Monday, October 8. 2012
The man that envisioned a better way than destroying human embryos to get embryonic-like stem cells has won the Nobel Prize for Medicine. Dr. Shinya Yamanaka developed the technique to take an adult cell and reprogram it to an embryonic-like state as a way to avoid the destruction of human embryos. Dr. Yamanka's reprogrammed adult cells are called induced pluripotent stem cells (iPSCs) and have become a boon for the stem cell field allowing researchers to create new pluripotent stem cell lines for study without creating or destroying embryos.
In the New York Times, Dr. Yamanaka stated, “When I saw the embryo, I suddenly realized there was such a small difference between it and my daughters, I thought, we can’t keep destroying embryos for our research. There must be another way.”
Induced pluripotent stem cells are the perfect alternative to therapeutic cloning or somatic cell nuclear transfer (SCNT).
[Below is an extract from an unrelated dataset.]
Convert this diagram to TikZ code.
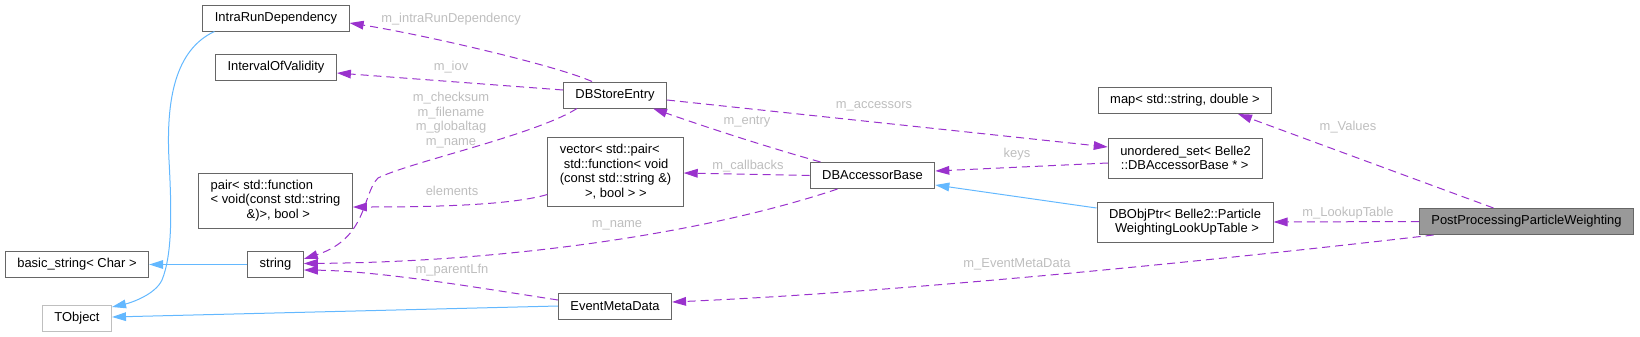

SCNT creates a cloned embryo that would be destroyed for the pluripotent stem cells inside. Many scientists have called SCNT "the most promising" way to make pluripotent stem cells because it would create embryonic stem cells that are a genetic match to a patient. The problem with SCNT is that to make pluripotent stem cells that are a genetic match, human eggs are needed and a cloned embryo is created and destroyed. Induced pluripotent stem cells also creates pluripotent stem cells that are a genetic match to a patient because the reprogrammed adult cell is from the patient. But iPSCs technology does not require eggs or cloned embryos to do it.
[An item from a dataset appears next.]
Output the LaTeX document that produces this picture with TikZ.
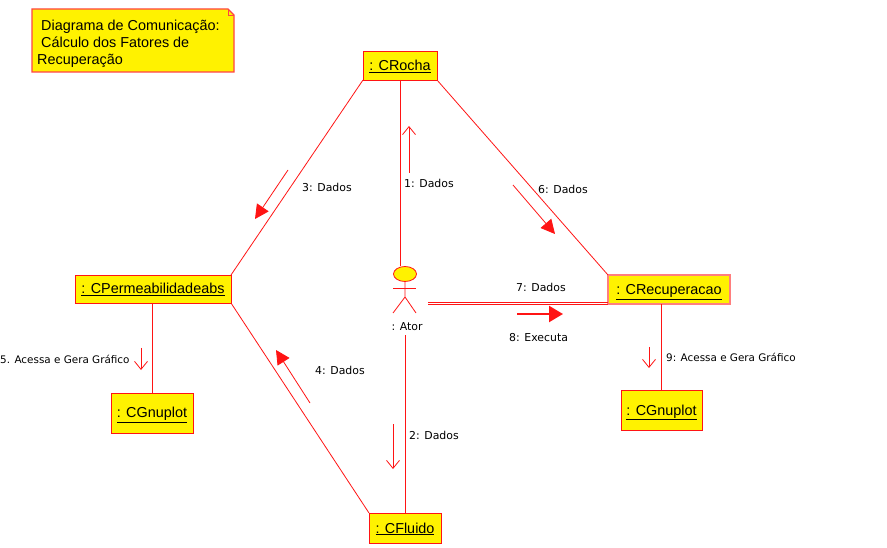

And now iPSCs are coming into their own proving that ethics and science make good partners. Researchers are finding that iPSCs are great for creating models of disease. Previously, scientists would have to create a mouse or other animal that exhibited the symptoms of a human disease that they were interested in studying. Now they can take a skin cell from a person with a disease, reprogram that cell back to a pluripotent state, and then differentiate them into cells of interest whether they be neurons or fat cells. iPSCs can continue to grow in culture and be frozen giving researchers a nearly limitless supply of diseased cells to work on. This is especially useful in brain disorders because isolating neurons from the brain of a patient is dangerous.
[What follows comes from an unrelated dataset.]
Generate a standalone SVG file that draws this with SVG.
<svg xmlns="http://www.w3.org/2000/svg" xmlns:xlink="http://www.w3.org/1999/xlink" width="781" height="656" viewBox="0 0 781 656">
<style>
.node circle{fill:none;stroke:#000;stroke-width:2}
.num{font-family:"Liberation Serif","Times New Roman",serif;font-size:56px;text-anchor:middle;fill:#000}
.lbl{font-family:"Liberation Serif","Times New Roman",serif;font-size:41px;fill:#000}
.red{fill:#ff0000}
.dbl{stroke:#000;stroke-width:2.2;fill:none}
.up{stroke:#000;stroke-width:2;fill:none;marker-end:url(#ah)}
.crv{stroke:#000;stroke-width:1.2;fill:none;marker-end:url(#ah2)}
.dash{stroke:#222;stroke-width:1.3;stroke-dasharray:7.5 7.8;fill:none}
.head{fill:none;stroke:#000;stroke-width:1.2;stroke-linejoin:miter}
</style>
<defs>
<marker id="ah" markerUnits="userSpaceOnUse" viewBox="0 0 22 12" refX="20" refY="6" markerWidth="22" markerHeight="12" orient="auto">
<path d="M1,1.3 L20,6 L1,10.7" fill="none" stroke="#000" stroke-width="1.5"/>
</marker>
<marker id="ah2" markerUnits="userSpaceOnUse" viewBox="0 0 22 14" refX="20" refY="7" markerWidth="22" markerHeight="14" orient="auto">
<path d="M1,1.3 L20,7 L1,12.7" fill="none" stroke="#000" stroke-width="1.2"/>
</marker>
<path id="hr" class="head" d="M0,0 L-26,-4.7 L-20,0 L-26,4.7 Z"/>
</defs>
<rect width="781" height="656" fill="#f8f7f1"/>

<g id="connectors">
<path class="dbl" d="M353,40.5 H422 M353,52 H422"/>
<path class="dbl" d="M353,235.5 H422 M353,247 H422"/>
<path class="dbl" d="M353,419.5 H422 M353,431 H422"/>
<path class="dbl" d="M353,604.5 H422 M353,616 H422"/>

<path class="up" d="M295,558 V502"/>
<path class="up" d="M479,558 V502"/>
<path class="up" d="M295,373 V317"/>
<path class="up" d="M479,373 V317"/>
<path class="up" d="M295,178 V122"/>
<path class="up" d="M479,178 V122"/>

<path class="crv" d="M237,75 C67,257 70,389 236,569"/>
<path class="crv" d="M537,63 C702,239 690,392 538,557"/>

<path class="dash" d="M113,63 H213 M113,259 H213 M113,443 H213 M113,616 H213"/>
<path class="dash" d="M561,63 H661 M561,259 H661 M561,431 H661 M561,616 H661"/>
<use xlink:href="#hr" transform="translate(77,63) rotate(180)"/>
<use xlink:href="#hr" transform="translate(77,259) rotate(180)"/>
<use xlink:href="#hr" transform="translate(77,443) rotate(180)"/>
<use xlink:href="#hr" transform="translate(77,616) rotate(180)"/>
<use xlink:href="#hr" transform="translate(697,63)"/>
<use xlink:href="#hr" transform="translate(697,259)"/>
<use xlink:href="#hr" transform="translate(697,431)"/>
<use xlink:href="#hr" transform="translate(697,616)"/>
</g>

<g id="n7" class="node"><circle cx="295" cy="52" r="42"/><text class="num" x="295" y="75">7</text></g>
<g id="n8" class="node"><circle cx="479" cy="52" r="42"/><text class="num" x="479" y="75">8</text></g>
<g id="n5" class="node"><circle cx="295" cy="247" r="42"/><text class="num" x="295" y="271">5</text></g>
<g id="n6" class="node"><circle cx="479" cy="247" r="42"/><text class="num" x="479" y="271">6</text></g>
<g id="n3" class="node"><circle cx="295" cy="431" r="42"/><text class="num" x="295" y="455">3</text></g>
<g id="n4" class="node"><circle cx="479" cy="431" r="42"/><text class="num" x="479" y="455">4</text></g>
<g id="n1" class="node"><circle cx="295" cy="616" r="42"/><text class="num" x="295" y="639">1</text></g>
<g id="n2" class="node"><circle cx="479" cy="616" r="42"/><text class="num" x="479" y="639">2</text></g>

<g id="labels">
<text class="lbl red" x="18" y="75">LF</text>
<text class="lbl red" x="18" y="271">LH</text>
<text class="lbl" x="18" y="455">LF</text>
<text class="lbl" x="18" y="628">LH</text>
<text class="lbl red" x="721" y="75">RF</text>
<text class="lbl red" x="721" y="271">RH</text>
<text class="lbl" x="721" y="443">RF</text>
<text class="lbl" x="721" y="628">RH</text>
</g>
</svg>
The Scientist reports on the award shared with Dr. John Gurdon:
John B. Gurdon of the Gurdon Institute in Cambridge and Shinya Yamanaka of Kyoto University in Japan have won the 2012 Nobel Prize for Physiology or Medicine for finding that cells of an adult organism—once thought be terminally locked into their developed state—can start anew. The discoveries, awarded the prize this morning (October 8th) by The Nobel Assembly at Karolinska Institute in Stockholm, have ignited research in areas ranging from cloning to cancer treatment.
“Gurdon and Yamanaka fundamentally changed the way we all think about the specialized state of cells,” George Daley, director of the Stem Cell Transplantation Program at the Harvard Medical School, wrote in an email to The Scientist. “Collectively they taught us that the identity of a cell can be re-engineered—that an adult cell can be reverted to its embryonic state. This paradigm-shifting concept has opened up whole new avenues of research."
...Since the discovery, other scientists have generated iPS cells from humans—a feat which some argue reduces the need for controversial and difficult to acquire embryonic stem cells. These iPS cells allow researchers to study disease and development in the lab by, for example, generating disease models from the skin of patients with neurodegenerative disorders. The cells are also showing promise for cell replacement therapies to treat various illnesses.
“Induced pluripotent stem cells have already begun to revolutionize medicine,” Paul Fairchild, director of the Oxford Stem Cell Institute, said in an email. They provide “much-needed models of rare and complex disease states while providing sources of cells that may one day be used to replace those that are either worn out or compromised by degenerative diseases.”